British Virgin Islands

Thursday, Oct 29, 2020

CJ Pereira must have been joking when she urged governments: “to put their money where their mouths are” HA HA HA!

Virgin Islander and Chief Justice of the Eastern Caribbean Supreme Court (ECSC), Her Ladyship, The Honourable Dame Janice M. Pereira, DBE, has continued her call on governments of member states and territories to do more than just pay lip service to the ECSC, but rather to put their money where their mouths are.
Let’s hope she was just joking. Otherwise, if Mrs. Pereira is seriously expecting politicians to put their money where their mouths are - she had better go back to school, as that altruistic fantasy questions her basic ability to be even just a simple lawyer.
Politicians put money into their own pockets. Full stop.
Politicians have invested so much to get into their positions that they do not care about others, only about putting the money into their own pockets. Just as for Lawyers and Judges, a Politician's mouth is used only for advertising, and has nothing to do with truth or reality....
"The banks are honest"; "The USA is a democracy"; "All men are created equal"; "Courts deliver justice"; "Criminals are in jail, honest people are law makers and judges"; "We’re only taxing you to serve you better"; "We are civil servants"; "you are Right Honorable"; blah, blah, blah ...

The Honorable Pereira was at the time giving her address, broadcast to all member states and territories of the ECSC, from Antigua and Barbuda at the Opening of the 2019/20 Law Year under the theme: “A NEW ERA for the Eastern Caribbean Supreme Court: the Road to achieving Court Excellence” on Monday, January 13, 2020.

The Chief Justice named and thanked a number of persons who took up appointments in jurisdictions across the Eastern Caribbean States and said it is no hidden fact that the Court is under-resourced both in terms of human and financial capital.

“In respect to human capital, I put the call out to those of our legal practitioners who are eminently qualified to step up to the plate and serve not on a part-time basis but full-time.
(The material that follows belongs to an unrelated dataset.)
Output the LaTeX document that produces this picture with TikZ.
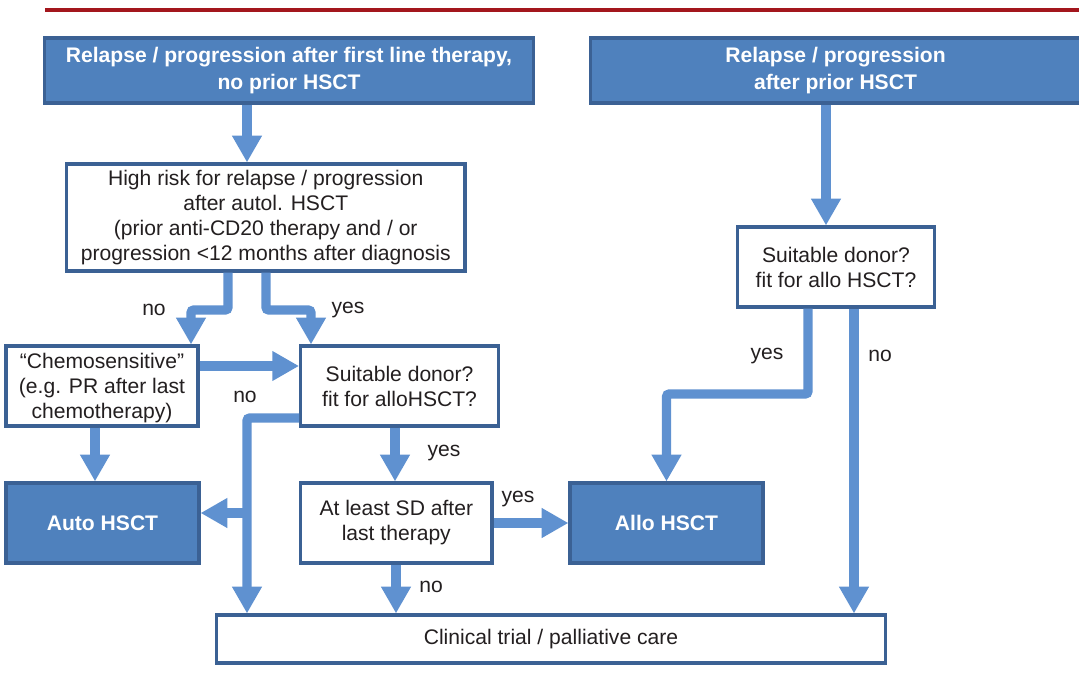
\documentclass[tikz,border=0pt]{standalone}
\usepackage{fontspec}
\setmainfont{Liberation Sans}
\definecolor{BoxBlue}{HTML}{4F81BD}
\definecolor{BoxLine}{HTML}{3B6194}
\definecolor{ArrBlue}{HTML}{5F91D0}
\definecolor{RuleRed}{HTML}{A3161D}
\definecolor{Ink}{HTML}{231F20}
\usetikzlibrary{arrows.meta, positioning}
\tikzset{
  box/.style={
    rectangle, draw=BoxLine, line width=2.2pt, fill=white,
    minimum width=#1, minimum height=2cm,
    align=center, inner sep=2pt, text=Ink,
    font=\fontsize{15}{17.8}\selectfont
  },
  box/.default=4.9cm,
  hbox/.style={box=#1, fill=BoxBlue, text=white,
    font=\fontsize{15}{19}\selectfont\bfseries},
  arr/.style={-{Triangle[length=19pt, width=20pt]}, line width=6.6pt,
    color=ArrBlue, rounded corners=2pt},
  lbl/.style={font=\fontsize{15}{17.5}\selectfont, text=Ink},
}
\begin{document}
\begin{tikzpicture}[x=0.025cm, y=-0.025cm]
\useasboundingbox (0,0) rectangle (1079,695);

% Rule on top
\draw[RuleRed, line width=2.8pt] (45,10) -- (1079,10);

% Entry boxes
\node[hbox=12.2cm, minimum height=1.625cm] at (289,70.5) (relA)
  {Relapse / progression after first line therapy,\\no prior HSCT};
\node[hbox=12.225cm, minimum height=1.625cm] at (835.5,70.5) (relB)
  {Relapse / progression\\after prior HSCT};

% Decision boxes
\node[box=9.96cm, minimum height=2.675cm] at (265.75,217.5) (risk)
  {High risk for relapse / progression\\after autol. HSCT\\
   (prior anti-CD20 therapy and / or\\progression <12 months after diagnosis};
\node[box=4.8cm, text depth=0pt] at (102,386) (chemo)
  {“Chemosensitive”\\(e.g. PR after last\\chemotherapy)};
\node[box=4.95cm] at (399.6,386) (donorA)
  {Suitable donor?\\fit for alloHSCT?};
\node[box=4.785cm] at (396.3,523) (sd)
  {At least SD after\\last therapy};
\node[box=4.935cm] at (836,267) (donorB)
  {Suitable donor?\\fit for allo HSCT?};

% Outcome boxes
\node[hbox=4.825cm] at (102.5,523) (auto) {Auto HSCT};
\node[hbox=4.825cm] at (666.5,523) (allo) {Allo HSCT};
\node[box=16.7cm, minimum height=1.2cm] at (551,639) (care)
  {Clinical trial / palliative care};

% Lanes for the connectors
\coordinate (lA) at (247,0);
\coordinate (lNo) at (228,310);
\coordinate (lChemo) at (191,0);
\coordinate (lYes) at (266,310);
\coordinate (lDonor) at (311,0);
\coordinate (lSens) at (0,366);
\coordinate (lOut) at (247,418);
\coordinate (split) at (247,513);
\coordinate (lB) at (826,0);
\coordinate (lByes) at (808,394);
\coordinate (lBno) at (854,0);

% Left branch
\draw[arr] (relA.south -| lA) -- (risk.north -| lA);
\draw[arr] (risk.south -| lNo) -- (lNo) -- (lNo -| lChemo) -- (chemo.north -| lChemo);
\draw[arr] (risk.south -| lYes) -- (lYes) -- (lYes -| lDonor) -- (donorA.north -| lDonor);
\draw[arr] (chemo.east |- lSens) -- (donorA.west |- lSens);
\draw[arr] (chemo.south -| 95,0) -- (auto.north -| 95,0);
\draw[arr] (donorA.west |- lOut) -- (lOut) -- (care.north -| lOut);
\draw[arr] (split) -- (auto.east |- split);
\draw[arr] (donorA.south -| 395,0) -- (sd.north -| 395,0);
\draw[arr] (sd.east) -- (allo.west);
\draw[arr] (sd.south -| 396,0) -- (care.north -| 396,0);

% Right branch
\draw[arr] (relB.south -| lB) -- (donorB.north -| lB);
\draw[arr] (donorB.south -| lByes) -- (lByes) -- (lByes -| allo.north) -- (allo.north);
\draw[arr] (donorB.south -| lBno) -- (care.north -| lBno);

% Labels
\node[lbl] at (154,310) (noA) {no};
\node[lbl] at (348,310) (yesA) {yes};
\node[lbl] at (245,397) (noB) {no};
\node[lbl] at (444,453) (yesB) {yes};
\node[lbl] at (518,499) (yesC) {yes};
\node[lbl] at (431,587) (noC) {no};
\node[lbl] at (767,356) (yesD) {yes};
\node[lbl] at (880,356) (noD) {no};

\end{tikzpicture}
\end{document}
It has been said that some of our finest work comes through service to others.”


Courts operating without a budget

On the financial side of things, the Chief Justice urged governments to provide more than lip service.

“I once more call on the executives of our governments across the region to do more and provide more than lip service to the courts.”

According to Hon Pereira, the courts have been made to operate without an approved budget for several months now “and with promises not kept.”

She continued, “The fact that a little time, just once in the space of a year, to address funding for the court seems elusive, it speaks volume about where the judiciary is pegged, somewhere on the bottom rung of the ladder.”

Hon Pereira described this as a chronic failure by governments to adequately fund the courts in their jurisdiction, which prevents the court from putting strategic plans into action.

“The reforms and enhancements to current court processes and procedures and the addition of new ones coupled with capacity building amongst our judicial officers and court staff can only go so far.

“If we fail to appreciate our human resources and if the doors of our courts are closed or our physical facilities cannot support our courts optimised scheduling of matters, or where basic facilities fail to be provided at all then all, the reforms, no matter how well intended, count to nought.”


‘I am unable to silent about it’

Similar admonishments were made by Hon Pereira during the opening of the 2018/19 Law Year on September 18, 2018.

She had noted that the budgetary allocation for the operations of the Court in any of the Member States and Territories is less than 3% of the annual budget of any of the States in any year and had lamented that yet the financial position of the Court, year after year, remains one of grave concern.

“I am unable to stay silent about it. This Court does not have the benefit of a trust fund arrangement which at least serves as a buffer between the Judiciary and the Executive which holds the power of the purse. This Court must seek approval each year for its operational budget. Even so, the Court is constantly faced with the failure of some States to honour their financial obligations. Arrears continue to mount in respect of monies due to the Court.”

Hon Pereira had said at the time that the aggregate of arrears in contributions due to the Court stood at just over 22 million dollars.

“These shortcomings pose real risks to the administration of justice as they affect the Court’s ability to plan and implement programmes, or to employ resources vital for bringing about reforms or to keep the Court functioning as it should. These failures undermine access to justice and the delivery of justice,” Hon Pereira had stated.


About the ECSC

The Eastern Caribbean Supreme Court (ECSC) was established in 1967 by the West Indies Associated States Supreme Court Order No. 223 of 1967.

The (ECSC) is a superior court of record for the Organisation of Eastern Caribbean States (OECS), including six independent states: Antigua and Barbuda, the Commonwealth of Dominica, Grenada, Saint Kitts and Nevis, Saint Lucia, Saint Vincent and the Grenadines and three British Overseas Territories (Anguilla, [British] Virgin Islands, and Montserrat).

It has unlimited jurisdiction in each member state.